◆ AIM OF THE TASK ◆
Look for the word "this" in the entries below, then copy every line that has it.

-*-

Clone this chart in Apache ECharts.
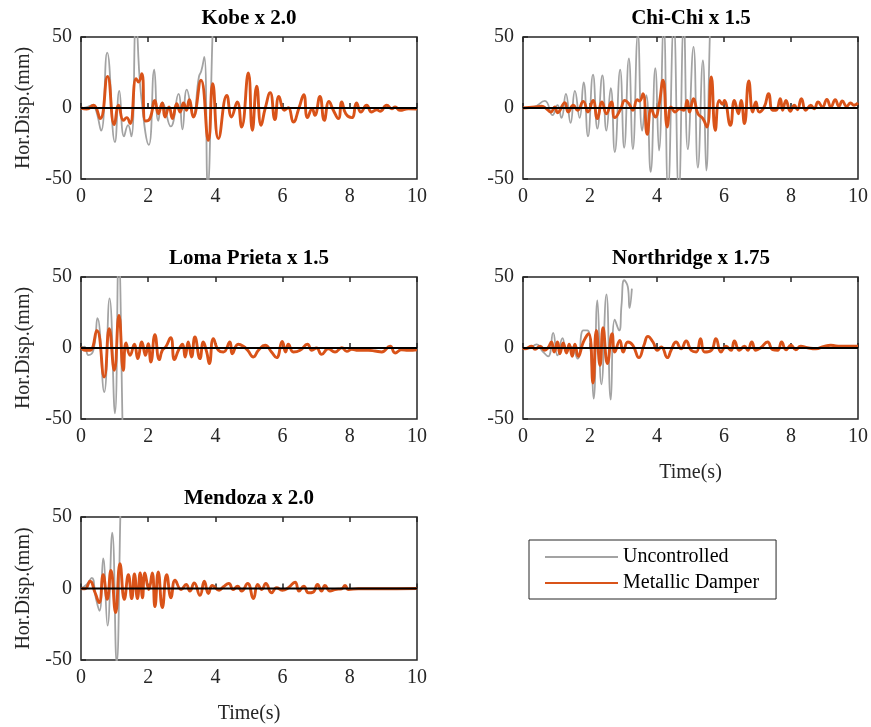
<!DOCTYPE html>
<html><head><meta charset="utf-8">
<script src="https://cdn.jsdelivr.net/npm/echarts@6/dist/echarts.min.js"></script>
<style>html,body{margin:0;padding:0;background:#fff}#c{width:871px;height:727px}</style>
</head><body><div id="c"></div>
<script>
// ---- Data (time s, displacement mm) ----
const titles = ['Kobe x 2.0', 'Chi-Chi x 1.5', 'Loma Prieta x 1.5', 'Northridge x 1.75', 'Mendoza x 2.0'];
const xTicks = [0, 2, 4, 6, 8, 10];
const yTicks = [-50, 0, 50];

const kobeUnc = [[0,0],[0.15,0.5],[0.35,2],[0.45,-2],[0.6,-16],[0.78,39],[1.01,-24],[1.14,12],[1.28,-20],[1.4,-12],[1.5,-20],[1.64,62],[1.78,11],[2.02,-26],[2.18,27],[2.3,-9],[2.42,4],[2.67,-13],[2.9,10],[3.02,-15],[3.15,13],[3.34,-5],[3.51,22],[3.58,26],[3.67,36],[3.77,-55],[3.94,70],[4.0,90]];
const kobeDmp = [[0,0],[0.17,-0.7],[0.37,1.9],[0.57,-7.5],[0.79,22.3],[0.99,-11.7],[1.12,1.9],[1.26,-8.7],[1.36,-6.8],[1.46,-11],[1.64,20.7],[1.71,18.3],[1.81,24.2],[1.92,-9.2],[2.05,-7.5],[2.2,5.4],[2.3,-4],[2.42,3.5],[2.5,-6.3],[2.62,0.7],[2.72,-7.5],[2.85,3],[2.95,-2.8],[3.05,3.5],[3.14,-1.6],[3.22,5.9],[3.34,-6.3],[3.57,19.5],[3.79,-22.8],[3.92,17.1],[4.09,-21.6],[4.34,8.9],[4.48,-6.3],[4.65,4.2],[4.78,-13.4],[4.98,24.6],[5.1,-15.7],[5.23,15.3],[5.36,-12.2],[5.48,-0.5],[5.63,10.8],[5.77,-8.2],[5.89,8.2],[6.05,-1.6],[6.17,0.2],[6.32,-9.9],[6.49,0.2],[6.63,9.4],[6.74,-6.8],[6.88,-0.5],[6.96,-5.2],[7.11,8.2],[7.24,-8.7],[7.38,4.7],[7.51,-1.6],[7.66,-7.5],[7.76,4.2],[7.88,-4],[8.06,-6.8],[8.2,3.5],[8.33,-2.8],[8.5,1.9],[8.65,-2.8],[8.8,-1.2],[8.9,-2.3],[9.1,1.9],[9.25,-0.5],[9.35,0.7],[9.49,-1.6],[9.74,-0.5],[10,-0.7]];

const chichiUnc = [[0,0],[0.3,0.5],[0.65,5],[0.88,-5],[1.03,2],[1.15,-7],[1.28,10],[1.42,-10.5],[1.55,12],[1.69,-7],[1.81,18],[1.94,-20],[2.09,23.5],[2.22,-14.5],[2.37,23],[2.49,-16],[2.62,14],[2.74,-31],[2.9,27],[3.02,-28],[3.16,35],[3.28,-29],[3.43,52],[3.56,-16],[3.68,9],[3.81,-45],[3.95,28],[4.06,-30],[4.2,58],[4.33,-58],[4.5,60],[4.65,-60],[4.8,60],[4.92,-29],[5.09,43],[5.22,-42],[5.37,33.5],[5.47,-44],[5.59,60],[5.65,80]];
const chichiDmp = [[0,0],[0.36,0.7],[0.56,1.2],[0.7,-0.5],[0.83,-2.8],[0.95,0.7],[1.03,-3.3],[1.25,3.8],[1.35,-2.8],[1.5,1.9],[1.63,-1.6],[1.8,4.7],[1.94,-2.8],[2.09,5.4],[2.22,-7.5],[2.36,4.2],[2.49,-4],[2.64,4.2],[2.74,-6.8],[2.92,-0.5],[3.04,5.4],[3.16,3],[3.28,-1.6],[3.41,5.9],[3.48,4.9],[3.58,10.1],[3.71,-18.5],[3.83,-0.5],[3.95,-6.3],[4.05,0.7],[4.18,19.5],[4.31,-13.4],[4.42,0.7],[4.54,-2.8],[4.67,-0.5],[4.8,-1.6],[4.9,5.4],[4.97,-2.8],[5.09,6.6],[5.22,-4],[5.37,-7.5],[5.49,-13.4],[5.62,21.8],[5.74,-15.7],[5.86,5.4],[5.96,2.6],[6.01,5.4],[6.19,-12.2],[6.31,5.4],[6.43,-4],[6.51,5.4],[6.61,-11],[6.74,19],[6.86,-2.8],[6.95,4.2],[7.05,-2.8],[7.2,0.7],[7.33,10.1],[7.45,-1.6],[7.55,-1.6],[7.68,6.6],[7.75,-1.6],[7.85,5.4],[7.98,-2.3],[8.1,1.9],[8.19,-1.2],[8.31,6.6],[8.44,-1.6],[8.59,1.9],[8.69,-0.5],[8.81,4.2],[8.94,0.7],[9.07,6.1],[9.19,0.7],[9.32,5.9],[9.43,1.2],[9.53,4.9],[9.66,1.2],[9.78,3.5],[9.88,1.9],[10,3.5]];

const lomaUnc = [[0,0],[0.1,1],[0.22,-5],[0.37,-1.5],[0.49,21],[0.69,-31],[0.85,35],[1.01,-46],[1.12,65],[1.25,-70],[1.27,-90]];
const lomaDmp = [[0,0.7],[0.12,-1.6],[0.27,-1.6],[0.47,12.4],[0.69,-20.4],[0.84,13.6],[0.99,-15.7],[1.13,23],[1.26,-15.7],[1.34,3.5],[1.46,-5.2],[1.59,2.6],[1.69,-7.5],[1.81,4.2],[1.92,-5.2],[2.0,3],[2.08,-9.9],[2.2,9.4],[2.33,-8.2],[2.42,-1.6],[2.52,0.7],[2.67,7.3],[2.78,-8.2],[2.9,-1.6],[3.02,2.6],[3.1,-6.3],[3.19,4.2],[3.29,-6.3],[3.39,7.7],[3.54,-7.5],[3.64,4.2],[3.74,-2.8],[3.82,-11],[3.94,6.6],[4.09,-1.6],[4.24,-2.8],[4.43,4.2],[4.5,-4],[4.68,2.6],[4.83,1.2],[4.96,-1.6],[5.13,-6.3],[5.28,-1.6],[5.48,1.9],[5.67,-2.8],[5.82,-6.8],[5.99,4.7],[6.09,-2.8],[6.17,2.6],[6.32,-2.8],[6.52,-1.6],[6.74,2.6],[6.87,-1.6],[7.01,0],[7.16,-4.5],[7.36,-0.5],[7.56,-2.8],[7.76,0.2],[7.91,-2.3],[8.06,-0.9],[8.25,-1.6],[8.55,-1.6],[8.75,-2.1],[8.95,-2.8],[9.2,1.2],[9.35,-3.5],[9.54,-1.2],[9.74,-1.6],[10,-1.2]];

const northUnc = [[0,0],[0.16,-0.5],[0.41,2.6],[0.56,-1.6],[0.75,-5.9],[0.9,10.6],[1.03,-5.2],[1.18,7],[1.3,-2.8],[1.45,0.7],[1.63,-7.5],[1.8,12.4],[1.92,12.4],[2.02,-1.6],[2.11,-35.7],[2.22,33.6],[2.34,-25.6],[2.49,37.8],[2.62,-36.4],[2.74,20],[2.87,12.4],[2.94,30],[3.02,47.7],[3.13,43],[3.18,28.2],[3.25,41.8]];
const northDmp = [[0,0],[0.06,-0.5],[0.26,1.2],[0.36,-0.9],[0.51,1.2],[0.65,-1.6],[0.75,0.2],[0.85,4.2],[0.93,-2.8],[1.03,4.2],[1.1,-4],[1.2,3.5],[1.3,-3.5],[1.38,2.6],[1.47,-5.9],[1.55,2.6],[1.65,-5.9],[1.8,4.2],[1.96,10.1],[2.09,-24.6],[2.19,12.4],[2.3,-12.2],[2.39,14.3],[2.52,-11],[2.66,10.1],[2.74,-2.8],[2.89,5.4],[2.99,-2.8],[3.13,4.2],[3.28,1.9],[3.46,-6.8],[3.61,1.9],[3.73,8.2],[3.88,4.2],[4.01,-1.6],[4.13,0.7],[4.31,-6.8],[4.42,-1.6],[4.57,4.2],[4.72,-0.5],[4.87,4.9],[5.02,-1.6],[5.17,-2.8],[5.3,6.6],[5.42,-2.8],[5.62,-1.6],[5.76,6.6],[5.91,-2.8],[6.06,1.2],[6.21,-1.6],[6.31,4.9],[6.46,-1.6],[6.61,1.2],[6.71,-1.6],[6.83,4.2],[6.95,-1.6],[7.1,0.2],[7.3,4.2],[7.45,-1.2],[7.6,-1.6],[7.72,4.2],[7.85,-1.2],[8.0,1.9],[8.14,-1.2],[8.29,1.2],[8.49,0.2],[8.74,-0.5],[8.99,1.2],[9.19,1.9],[9.48,1.2],[10,1.2]];

const mendUnc = [[0,0],[0.17,2.8],[0.32,7.4],[0.44,-6.5],[0.55,-15.7],[0.66,21],[0.79,-26],[0.93,39],[1.06,-52],[1.18,60],[1.2,80]];
const mendDmp = [[0,0],[0.12,-0.2],[0.27,5.1],[0.42,-3],[0.54,-9.9],[0.66,9.7],[0.78,-7.6],[0.89,12.7],[1.03,-16.8],[1.16,17.3],[1.29,-7.6],[1.41,9.7],[1.51,-7.1],[1.59,10.1],[1.68,-7.1],[1.76,10.8],[1.83,-6.5],[1.9,10.8],[2.02,-0.7],[2.12,10.8],[2.2,-12.7],[2.3,11.5],[2.42,-13.4],[2.55,9.7],[2.68,-6.5],[2.8,5.8],[2.98,-0.7],[3.13,2.8],[3.24,-1.8],[3.37,3.9],[3.54,-4.8],[3.67,5.1],[3.79,-3.5],[3.91,2.1],[4.11,-1.2],[4.24,1.2],[4.4,3.5],[4.53,-0.7],[4.66,1.6],[4.78,-1.8],[4.96,3.5],[5.13,-7.1],[5.26,2.8],[5.38,-0.7],[5.5,3.5],[5.67,-3],[5.82,0.5],[5.99,-1.2],[6.17,0.5],[6.37,4.4],[6.49,-1.8],[6.63,1.6],[6.77,-3],[6.91,-2.5],[7.04,2.8],[7.16,-1.8],[7.26,2.1],[7.41,-1.8],[7.56,-0.7],[7.76,-0.2],[7.86,2.1],[7.96,-0.7],[8.25,-0.2],[8.75,-0.2],[10,0]];

const zeroLine = [[0,0],[10,0]];
const uncData = [kobeUnc, chichiUnc, lomaUnc, northUnc, mendUnc];
const dmpData = [kobeDmp, chichiDmp, lomaDmp, northDmp, mendDmp];

// ---- Layout ----
const FONT = '"Liberation Serif","Times New Roman",serif';
const AX = '#262626';
const grids = [
  {left: 81, top: 37, width: 336, height: 142},
  {left: 523, top: 37, width: 336, height: 142},
  {left: 81, top: 277, width: 336, height: 142},
  {left: 523, top: 277, width: 336, height: 142},
  {left: 81, top: 517, width: 336, height: 143}
];
const showYName = [true, false, true, false, true];
const showXName = [false, false, false, true, true];

const option = {
  animation: false,
  backgroundColor: '#fff',
  grid: grids.map(g => Object.assign({show: true, borderColor: AX, borderWidth: 1.5, backgroundColor: 'transparent'}, g)),
  xAxis: [],
  yAxis: [],
  series: [],
  legend: {
    data: ['Uncontrolled', 'Metallic Damper'],
    orient: 'vertical',
    left: 529, top: 540,
    itemWidth: 73, itemHeight: 14, itemGap: 6,
    padding: [7, 17, 6, 15],
    borderColor: AX, borderWidth: 1,
    itemStyle: {opacity: 0},
    textStyle: {fontFamily: FONT, fontSize: 20, color: '#000'},
    selectedMode: false
  },
  graphic: []
};

for (let i = 0; i < 5; i++) {
  const g = grids[i];
  option.xAxis.push({
    type: 'value', gridIndex: i, min: xTicks[0], max: xTicks[xTicks.length - 1], interval: xTicks[1] - xTicks[0],
    axisLine: {show: false}, splitLine: {show: false},
    axisTick: {inside: true, length: 5, lineStyle: {color: AX, width: 1.5}},
    axisLabel: {fontFamily: FONT, fontSize: 20, color: AX, margin: 8},
    name: showXName[i] ? 'Time(s)' : '', nameLocation: 'middle', nameGap: 44,
    nameTextStyle: {fontFamily: FONT, fontSize: 20, color: AX}
  });
  option.xAxis.push({
    type: 'value', gridIndex: i, position: 'top', min: xTicks[0], max: xTicks[xTicks.length - 1], interval: xTicks[1] - xTicks[0],
    axisLine: {show: false}, splitLine: {show: false},
    axisTick: {inside: true, length: 5, lineStyle: {color: AX, width: 1.5}},
    axisLabel: {show: false}
  });
  option.yAxis.push({
    type: 'value', gridIndex: i, min: yTicks[0], max: yTicks[yTicks.length - 1], interval: yTicks[1] - yTicks[0],
    axisLine: {show: false}, splitLine: {show: false},
    axisTick: {inside: true, length: 5, lineStyle: {color: AX, width: 1.5}},
    axisLabel: {fontFamily: FONT, fontSize: 20, color: AX, margin: 9},
    name: showYName[i] ? 'Hor.Disp.(mm)' : '', nameLocation: 'middle', nameGap: 47, nameRotate: 90,
    nameTextStyle: {fontFamily: FONT, fontSize: 20, color: AX}
  });
  option.series.push({
    name: 'Uncontrolled', type: 'line', xAxisIndex: 2 * i, yAxisIndex: i,
    data: uncData[i], symbol: 'none', smooth: 0.5, clip: true,
    lineStyle: {color: '#a3a3a3', width: 1.8}, itemStyle: {color: '#a3a3a3'}, z: 2
  });
  option.series.push({
    name: 'Metallic Damper', type: 'line', xAxisIndex: 2 * i, yAxisIndex: i,
    data: dmpData[i], symbol: 'none', smooth: 0.5, clip: true,
    lineStyle: {color: '#D95319', width: 2.9}, itemStyle: {color: '#D95319'}, z: 3
  });
  option.series.push({
    name: 'zero', type: 'line', xAxisIndex: 2 * i, yAxisIndex: i,
    data: zeroLine, symbol: 'none', lineStyle: {color: '#000', width: 2.2}, z: 4, silent: true
  });
  option.graphic.push({
    type: 'text', x: g.left + g.width / 2, y: g.top - 18,
    style: {text: titles[i], font: 'bold 21px ' + FONT, fill: '#000', textAlign: 'center', textVerticalAlign: 'middle'}
  });
}

const chart = echarts.init(document.getElementById('c'), null, {renderer: 'canvas'});
chart.setOption(option);
</script>
</body></html>
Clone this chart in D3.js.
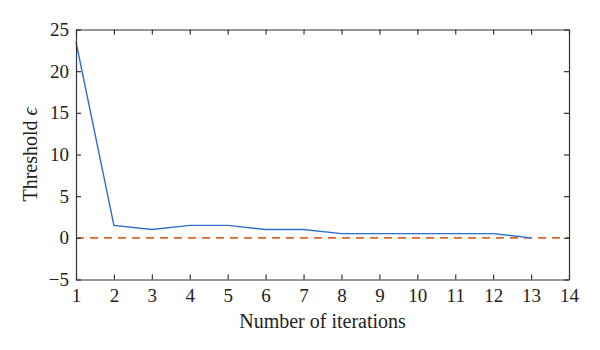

-*-

◆ TASK RESULT ◆
Clone this chart in Apache ECharts.
Clone this chart in D3.js.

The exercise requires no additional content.